Mr. Trump has made dozens of appearances on the network, the vast majority of his one-on-one interviews as president. And he is a devoted viewer, often tweeting his real-time reactions to Fox News shows.
Stars like Mr. Hannity and Jesse Watters — “my Watters,” as Mr. Trump called him at a Friday rally — have dined at the White House. Mr. Hannity and Ms. Pirro once took the stage with Mr. Trump during a campaign rally in Rush Limbaugh’s hometown, Cape Girardeau, Mo.
At the Fox News headquarters in Manhattan, the closeness has brought unease, with the reporting staff and the opinion hosts increasingly at odds over how to cover Mr. Trump and the impeachment inquiry.
Chris Wallace, the “Fox News Sunday” host, has conducted tough interviews with administration players like Secretary of State Mike Pompeo. But last month, a guest on Mr. Carlson’s show heckled Andrew Napolitano, the network’s legal analyst, calling him a “fool” for saying that Mr. Trump may have committed a crime. The next day, on his 3 p.m. news program “Shepard Smith Reporting,” Mr. Smith called the guest’s comment “repugnant”; Mr. Carlson fired back with the suggestion that Mr. Smith had a liberal bias.
On Friday, Mr. Smith, the network’s chief anchor and managing editor of its breaking news unit, who had once called out Mr. Trump for “lie after lie after lie,” revealed that he had had enough. In a surprise announcement, he said he would leave the network after 23 years; friends said he was dismayed at the in-house deference given to Mr. Trump’s prime-time cheerleaders.

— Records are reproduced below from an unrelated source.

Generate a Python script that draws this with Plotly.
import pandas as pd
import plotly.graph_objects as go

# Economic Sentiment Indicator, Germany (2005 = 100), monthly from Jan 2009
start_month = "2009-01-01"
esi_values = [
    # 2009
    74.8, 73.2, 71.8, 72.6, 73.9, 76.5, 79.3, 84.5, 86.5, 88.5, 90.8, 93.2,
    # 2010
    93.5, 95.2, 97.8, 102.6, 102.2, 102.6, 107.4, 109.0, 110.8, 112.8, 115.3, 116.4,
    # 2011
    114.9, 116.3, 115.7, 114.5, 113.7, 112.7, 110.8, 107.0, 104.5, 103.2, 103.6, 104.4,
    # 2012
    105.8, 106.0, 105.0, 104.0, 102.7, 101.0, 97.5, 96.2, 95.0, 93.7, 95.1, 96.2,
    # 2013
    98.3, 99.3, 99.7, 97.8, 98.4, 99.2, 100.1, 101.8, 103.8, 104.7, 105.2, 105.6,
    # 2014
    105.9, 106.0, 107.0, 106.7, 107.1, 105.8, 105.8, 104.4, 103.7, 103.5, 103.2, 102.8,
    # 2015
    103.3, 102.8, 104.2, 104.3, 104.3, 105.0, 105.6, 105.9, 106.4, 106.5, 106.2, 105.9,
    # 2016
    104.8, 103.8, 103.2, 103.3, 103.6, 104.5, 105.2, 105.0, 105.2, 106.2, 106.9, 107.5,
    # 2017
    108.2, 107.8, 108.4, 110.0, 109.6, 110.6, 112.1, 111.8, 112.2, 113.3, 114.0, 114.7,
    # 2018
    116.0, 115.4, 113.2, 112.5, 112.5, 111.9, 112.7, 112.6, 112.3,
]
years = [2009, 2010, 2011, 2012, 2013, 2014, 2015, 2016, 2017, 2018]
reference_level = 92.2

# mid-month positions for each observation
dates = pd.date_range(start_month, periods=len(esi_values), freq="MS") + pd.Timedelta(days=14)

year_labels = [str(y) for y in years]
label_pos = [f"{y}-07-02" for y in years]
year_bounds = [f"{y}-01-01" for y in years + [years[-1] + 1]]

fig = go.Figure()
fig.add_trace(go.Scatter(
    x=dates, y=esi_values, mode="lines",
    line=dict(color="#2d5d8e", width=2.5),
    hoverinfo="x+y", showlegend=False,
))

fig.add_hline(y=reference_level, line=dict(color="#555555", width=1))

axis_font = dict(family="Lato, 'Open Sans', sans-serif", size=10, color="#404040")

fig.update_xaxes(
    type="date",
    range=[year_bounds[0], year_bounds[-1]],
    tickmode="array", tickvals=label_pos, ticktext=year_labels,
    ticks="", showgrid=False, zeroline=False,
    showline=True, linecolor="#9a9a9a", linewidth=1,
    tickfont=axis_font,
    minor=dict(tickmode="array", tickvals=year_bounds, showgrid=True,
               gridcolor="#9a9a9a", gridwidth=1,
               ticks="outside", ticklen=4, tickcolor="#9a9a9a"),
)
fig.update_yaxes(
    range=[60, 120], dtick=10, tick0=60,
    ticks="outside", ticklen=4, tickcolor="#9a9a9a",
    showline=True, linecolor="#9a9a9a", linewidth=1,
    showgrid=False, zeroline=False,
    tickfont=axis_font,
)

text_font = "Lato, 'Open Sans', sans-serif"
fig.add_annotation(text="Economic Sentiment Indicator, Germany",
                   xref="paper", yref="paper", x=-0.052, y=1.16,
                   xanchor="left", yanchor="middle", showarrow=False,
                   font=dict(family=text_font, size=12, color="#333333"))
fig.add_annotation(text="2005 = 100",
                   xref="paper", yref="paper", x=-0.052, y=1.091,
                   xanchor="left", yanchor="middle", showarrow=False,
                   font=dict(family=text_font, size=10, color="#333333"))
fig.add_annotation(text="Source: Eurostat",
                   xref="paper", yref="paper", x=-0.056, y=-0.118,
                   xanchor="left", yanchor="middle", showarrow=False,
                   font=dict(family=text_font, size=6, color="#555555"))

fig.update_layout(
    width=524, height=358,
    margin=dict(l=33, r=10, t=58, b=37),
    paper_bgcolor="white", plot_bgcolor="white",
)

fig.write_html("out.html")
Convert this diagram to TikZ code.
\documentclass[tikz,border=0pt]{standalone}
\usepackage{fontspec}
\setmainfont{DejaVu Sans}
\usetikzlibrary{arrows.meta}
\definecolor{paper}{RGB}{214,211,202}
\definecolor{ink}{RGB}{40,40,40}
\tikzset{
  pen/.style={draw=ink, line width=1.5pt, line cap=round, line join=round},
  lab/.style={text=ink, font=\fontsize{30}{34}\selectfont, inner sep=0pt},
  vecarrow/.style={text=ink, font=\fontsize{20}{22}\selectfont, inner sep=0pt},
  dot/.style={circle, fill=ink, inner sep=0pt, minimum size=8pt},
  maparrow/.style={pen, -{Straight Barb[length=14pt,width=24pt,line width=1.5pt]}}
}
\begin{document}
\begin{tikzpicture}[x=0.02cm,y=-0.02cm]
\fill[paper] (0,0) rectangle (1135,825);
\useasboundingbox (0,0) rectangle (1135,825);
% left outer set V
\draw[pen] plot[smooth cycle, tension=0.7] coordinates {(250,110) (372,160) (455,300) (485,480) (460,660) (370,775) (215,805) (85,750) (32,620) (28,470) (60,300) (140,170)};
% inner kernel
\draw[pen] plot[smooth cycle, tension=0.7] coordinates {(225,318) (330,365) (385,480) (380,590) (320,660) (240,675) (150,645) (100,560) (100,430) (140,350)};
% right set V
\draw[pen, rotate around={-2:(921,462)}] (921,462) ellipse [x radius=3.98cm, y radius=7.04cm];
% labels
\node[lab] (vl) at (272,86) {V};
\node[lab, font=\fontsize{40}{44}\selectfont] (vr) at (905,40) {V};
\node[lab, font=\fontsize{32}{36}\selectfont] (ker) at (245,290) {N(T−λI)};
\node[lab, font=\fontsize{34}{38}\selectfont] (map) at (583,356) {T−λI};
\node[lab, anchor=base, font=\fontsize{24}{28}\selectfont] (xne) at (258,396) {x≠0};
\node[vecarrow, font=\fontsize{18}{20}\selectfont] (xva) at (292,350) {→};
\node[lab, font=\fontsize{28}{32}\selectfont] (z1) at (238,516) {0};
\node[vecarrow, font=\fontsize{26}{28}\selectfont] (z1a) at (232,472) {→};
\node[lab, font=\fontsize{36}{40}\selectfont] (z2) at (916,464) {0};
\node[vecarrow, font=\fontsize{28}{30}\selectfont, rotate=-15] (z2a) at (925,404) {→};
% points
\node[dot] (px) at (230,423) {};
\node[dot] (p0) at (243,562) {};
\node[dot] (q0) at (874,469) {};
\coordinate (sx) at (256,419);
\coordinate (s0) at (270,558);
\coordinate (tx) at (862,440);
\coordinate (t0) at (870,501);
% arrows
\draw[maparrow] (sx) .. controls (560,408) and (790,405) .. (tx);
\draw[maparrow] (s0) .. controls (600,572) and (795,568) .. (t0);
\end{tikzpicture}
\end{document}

Such is the scrutiny on Fox News that a theory sprang up on social media tying Mr. Smith’s departure to a meeting last week between Rupert Murdoch and the attorney general, William Barr. In fact, Mr. Smith had been considering an exit for weeks. (It remains unclear what the Barr-Murdoch meeting entailed; aides to both men have declined to elaborate, and the president claimed, in comments to reporters on Friday, that he was unaware of what they discussed.) Still, the Barr-Murdoch meeting hinted at the unusual closeness between a news network and a presidential administration.